> INFORMATION SUPPLIED
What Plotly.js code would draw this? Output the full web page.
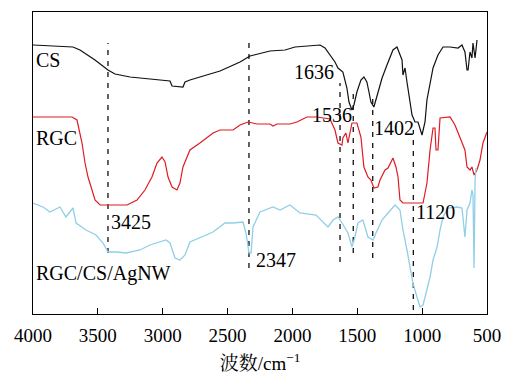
<!DOCTYPE html>
<html>
<head>
<meta charset="utf-8">
<script src="https://cdn.plot.ly/plotly-3.0.1.min.js"></script>
<style>html,body{margin:0;padding:0;background:#fff;}#chart{width:511px;height:374px;}</style>
</head>
<body>
<div id="chart"></div>
<script>
// Wavenumbers (cm-1) and offset transmittance (arbitrary units)
const csWn = [4000,3869,3692,3638,3522,3422,3368,3252,3098,2982,2944,2928,2844,2828,2790,2713,2558,2404,2327,2173,2057,1980,1826,1787,1749,1672,1649,1611,1580,1564,1541,1526,1503,1472,1449,1426,1410,1395,1372,1341,1309,1271,1248,1225,1194,1178,1155,1148,1132,1117,1094,1078,1055,1032,1001,978,963,939,916,878,839,785,723,693,670,654,646,631,616,608,592,577];
const csT  = [269,268,267,264,254,244,240,237,235,234,233,228,227,232,234,237,243,252,258,263,264,267,268,269,266,252,246,242,226,212,204,209,222,234,237,232,222,212,207,222,236,249,256,264,267,262,254,239,246,232,212,199,192,192,179,192,214,229,246,259,267,267,266,269,262,244,244,262,256,271,256,274];

const rgcWn = [4000,3699,3661,3638,3622,3599,3576,3545,3522,3483,3275,3198,3137,3083,3044,3006,2982,2959,2928,2890,2867,2844,2813,2790,2713,2612,2558,2458,2404,2342,2273,2173,2150,2119,2019,1965,1888,1811,1710,1672,1649,1618,1611,1588,1572,1541,1503,1472,1449,1418,1395,1372,1341,1325,1286,1263,1225,1202,1186,1171,1148,993,963,939,916,901,893,878,862,785,747,708,670,654,631,616,600,577,554,531,500];
const rgcT  = [197,197,194,181,171,151,137,124,114,109,109,114,124,137,151,157,152,137,127,124,131,147,157,164,171,181,184,184,189,192,190,190,188,190,190,192,197,197,195,184,171,169,176,181,171,191,191,177,147,137,134,126,127,134,144,146,156,147,137,114,111,111,131,164,186,186,164,164,196,197,189,177,164,147,144,147,139,144,154,171,182];

const agWn = [4000,3923,3869,3792,3746,3692,3668,3591,3514,3460,3422,3360,3283,3175,3098,2975,2944,2905,2867,2828,2790,2713,2612,2520,2458,2381,2358,2335,2319,2304,2250,2150,2096,2019,1942,1818,1726,1687,1649,1618,1572,1541,1518,1495,1457,1418,1379,1356,1309,1263,1209,1171,1148,1117,1094,1071,1040,1017,993,963,939,916,885,862,839,801,731,693,670,654,631,616,608,600,592,585,577];
const agT  = [111,107,102,107,97,106,91,84,79,71,62,62,61,64,69,74,71,56,54,59,72,76,82,91,91,92,81,61,61,87,102,107,104,109,101,99,87,94,97,91,81,67,77,91,94,77,74,81,94,101,109,104,84,64,47,31,17,7,9,24,37,54,67,84,97,106,107,106,77,104,111,124,119,46,134,146,144];

// Marked bands: labels, drawn line positions and vertical extents
const bandLabels = ["3425","2347","1636","1536","1402","1120"];
const bandLineWn = [3422,2335,1633,1531,1381,1068];
const bandTop    = [271,277,231,226,219,184];
const bandBottom = [61,46,52,61,56,4];

const seriesNames = ["CS","RGC","RGC/CS/AgNW"];
const xTicks = [4000,3500,3000,2500,2000,1500,1000,500];

const serif = "Liberation Serif, Times New Roman, Noto Serif CJK SC, Noto Sans CJK SC, serif";

const traces = [];
bandLineWn.forEach((w,i)=>{
  traces.push({x:[w,w], y:[bandBottom[i],bandTop[i]], mode:'lines', hoverinfo:'skip',
    line:{color:'#111', width:1.3, dash:'5px,6px'}});
});
traces.push({x:csWn, y:csT, name:seriesNames[0], mode:'lines', line:{color:'#111', width:1.2}});
traces.push({x:rgcWn, y:rgcT, name:seriesNames[1], mode:'lines', line:{color:'#e01a22', width:1.2}});
traces.push({x:agWn, y:agT, name:seriesNames[2], mode:'lines', line:{color:'#8fcfe8', width:1.3}});

const fnt = {family:serif, size:20, color:'#000'};
const annotations = [
  {x:3985, y:254, text:seriesNames[0], xanchor:'left'},
  {x:3985, y:176, text:seriesNames[1], xanchor:'left'},
  {x:3985, y:41,  text:seriesNames[2], xanchor:'left'},
  {x:3406, y:92,  text:bandLabels[0], xanchor:'left'},
  {x:2289, y:54,  text:bandLabels[1], xanchor:'left'},
  {x:1672, y:242, text:bandLabels[2], xanchor:'right'},
  {x:1533, y:199, text:bandLabels[3], xanchor:'right'},
  {x:1379, y:186, text:bandLabels[4], xanchor:'left'},
  {x:1055, y:102, text:bandLabels[5], xanchor:'left'}
].map(a=>Object.assign({xref:'x', yref:'y', yanchor:'middle', showarrow:false, font:fnt, borderpad:0}, a));

const layout = {
  width:511, height:374,
  margin:{l:33, r:24, t:12, b:60},
  paper_bgcolor:'#fff', plot_bgcolor:'#fff',
  showlegend:false,
  xaxis:{range:[4000,500], tickvals:xTicks, ticktext:xTicks.map(String),
    ticks:'inside', ticklen:6, tickwidth:1.2, tickcolor:'#000', ticklabelstandoff:4,
    showline:true, mirror:true, linecolor:'#000', linewidth:1.3,
    showgrid:false, zeroline:false,
    tickfont:{family:serif, size:19, color:'#000'},
    title:{text:'波数/cm<sup>−1</sup>', font:{family:serif, size:19, color:'#000'}, standoff:16}},
  yaxis:{range:[0,302], showticklabels:false, ticks:'', showline:true, mirror:true,
    linecolor:'#000', linewidth:1.3, showgrid:false, zeroline:false},
  annotations:annotations
};

Plotly.newPlot('chart', traces, layout, {displayModeBar:false, staticPlot:true});
</script>
</body>
</html>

> EXERCISE AIM
Working from the material above, transcribe it exactly while omitting pictures.

> COMPLETED TASK
What Plotly.js code would draw this? Output the full web page.
<!DOCTYPE html>
<html>
<head>
<meta charset="utf-8">
<script src="https://cdn.plot.ly/plotly-3.0.1.min.js"></script>
<style>html,body{margin:0;padding:0;background:#fff;}#chart{width:511px;height:374px;}</style>
</head>
<body>
<div id="chart"></div>
<script>
// Wavenumbers (cm-1) and offset transmittance (arbitrary units)
const csWn = [4000,3869,3692,3638,3522,3422,3368,3252,3098,2982,2944,2928,2844,2828,2790,2713,2558,2404,2327,2173,2057,1980,1826,1787,1749,1672,1649,1611,1580,1564,1541,1526,1503,1472,1449,1426,1410,1395,1372,1341,1309,1271,1248,1225,1194,1178,1155,1148,1132,1117,1094,1078,1055,1032,1001,978,963,939,916,878,839,785,723,693,670,654,646,631,616,608,592,577];
const csT  = [269,268,267,264,254,244,240,237,235,234,233,228,227,232,234,237,243,252,258,263,264,267,268,269,266,252,246,242,226,212,204,209,222,234,237,232,222,212,207,222,236,249,256,264,267,262,254,239,246,232,212,199,192,192,179,192,214,229,246,259,267,267,266,269,262,244,244,262,256,271,256,274];

const rgcWn = [4000,3699,3661,3638,3622,3599,3576,3545,3522,3483,3275,3198,3137,3083,3044,3006,2982,2959,2928,2890,2867,2844,2813,2790,2713,2612,2558,2458,2404,2342,2273,2173,2150,2119,2019,1965,1888,1811,1710,1672,1649,1618,1611,1588,1572,1541,1503,1472,1449,1418,1395,1372,1341,1325,1286,1263,1225,1202,1186,1171,1148,993,963,939,916,901,893,878,862,785,747,708,670,654,631,616,600,577,554,531,500];
const rgcT  = [197,197,194,181,171,151,137,124,114,109,109,114,124,137,151,157,152,137,127,124,131,147,157,164,171,181,184,184,189,192,190,190,188,190,190,192,197,197,195,184,171,169,176,181,171,191,191,177,147,137,134,126,127,134,144,146,156,147,137,114,111,111,131,164,186,186,164,164,196,197,189,177,164,147,144,147,139,144,154,171,182];

const agWn = [4000,3923,3869,3792,3746,3692,3668,3591,3514,3460,3422,3360,3283,3175,3098,2975,2944,2905,2867,2828,2790,2713,2612,2520,2458,2381,2358,2335,2319,2304,2250,2150,2096,2019,1942,1818,1726,1687,1649,1618,1572,1541,1518,1495,1457,1418,1379,1356,1309,1263,1209,1171,1148,1117,1094,1071,1040,1017,993,963,939,916,885,862,839,801,731,693,670,654,631,616,608,600,592,585,577];
const agT  = [111,107,102,107,97,106,91,84,79,71,62,62,61,64,69,74,71,56,54,59,72,76,82,91,91,92,81,61,61,87,102,107,104,109,101,99,87,94,97,91,81,67,77,91,94,77,74,81,94,101,109,104,84,64,47,31,17,7,9,24,37,54,67,84,97,106,107,106,77,104,111,124,119,46,134,146,144];

// Marked bands: labels, drawn line positions and vertical extents
const bandLabels = ["3425","2347","1636","1536","1402","1120"];
const bandLineWn = [3422,2335,1633,1531,1381,1068];
const bandTop    = [271,277,231,226,219,184];
const bandBottom = [61,46,52,61,56,4];

const seriesNames = ["CS","RGC","RGC/CS/AgNW"];
const xTicks = [4000,3500,3000,2500,2000,1500,1000,500];

const serif = "Liberation Serif, Times New Roman, Noto Serif CJK SC, Noto Sans CJK SC, serif";

const traces = [];
bandLineWn.forEach((w,i)=>{
  traces.push({x:[w,w], y:[bandBottom[i],bandTop[i]], mode:'lines', hoverinfo:'skip',
    line:{color:'#111', width:1.3, dash:'5px,6px'}});
});
traces.push({x:csWn, y:csT, name:seriesNames[0], mode:'lines', line:{color:'#111', width:1.2}});
traces.push({x:rgcWn, y:rgcT, name:seriesNames[1], mode:'lines', line:{color:'#e01a22', width:1.2}});
traces.push({x:agWn, y:agT, name:seriesNames[2], mode:'lines', line:{color:'#8fcfe8', width:1.3}});

const fnt = {family:serif, size:20, color:'#000'};
const annotations = [
  {x:3985, y:254, text:seriesNames[0], xanchor:'left'},
  {x:3985, y:176, text:seriesNames[1], xanchor:'left'},
  {x:3985, y:41,  text:seriesNames[2], xanchor:'left'},
  {x:3406, y:92,  text:bandLabels[0], xanchor:'left'},
  {x:2289, y:54,  text:bandLabels[1], xanchor:'left'},
  {x:1672, y:242, text:bandLabels[2], xanchor:'right'},
  {x:1533, y:199, text:bandLabels[3], xanchor:'right'},
  {x:1379, y:186, text:bandLabels[4], xanchor:'left'},
  {x:1055, y:102, text:bandLabels[5], xanchor:'left'}
].map(a=>Object.assign({xref:'x', yref:'y', yanchor:'middle', showarrow:false, font:fnt, borderpad:0}, a));

const layout = {
  width:511, height:374,
  margin:{l:33, r:24, t:12, b:60},
  paper_bgcolor:'#fff', plot_bgcolor:'#fff',
  showlegend:false,
  xaxis:{range:[4000,500], tickvals:xTicks, ticktext:xTicks.map(String),
    ticks:'inside', ticklen:6, tickwidth:1.2, tickcolor:'#000', ticklabelstandoff:4,
    showline:true, mirror:true, linecolor:'#000', linewidth:1.3,
    showgrid:false, zeroline:false,
    tickfont:{family:serif, size:19, color:'#000'},
    title:{text:'波数/cm<sup>−1</sup>', font:{family:serif, size:19, color:'#000'}, standoff:16}},
  yaxis:{range:[0,302], showticklabels:false, ticks:'', showline:true, mirror:true,
    linecolor:'#000', linewidth:1.3, showgrid:false, zeroline:false},
  annotations:annotations
};

Plotly.newPlot('chart', traces, layout, {displayModeBar:false, staticPlot:true});
</script>
</body>
</html>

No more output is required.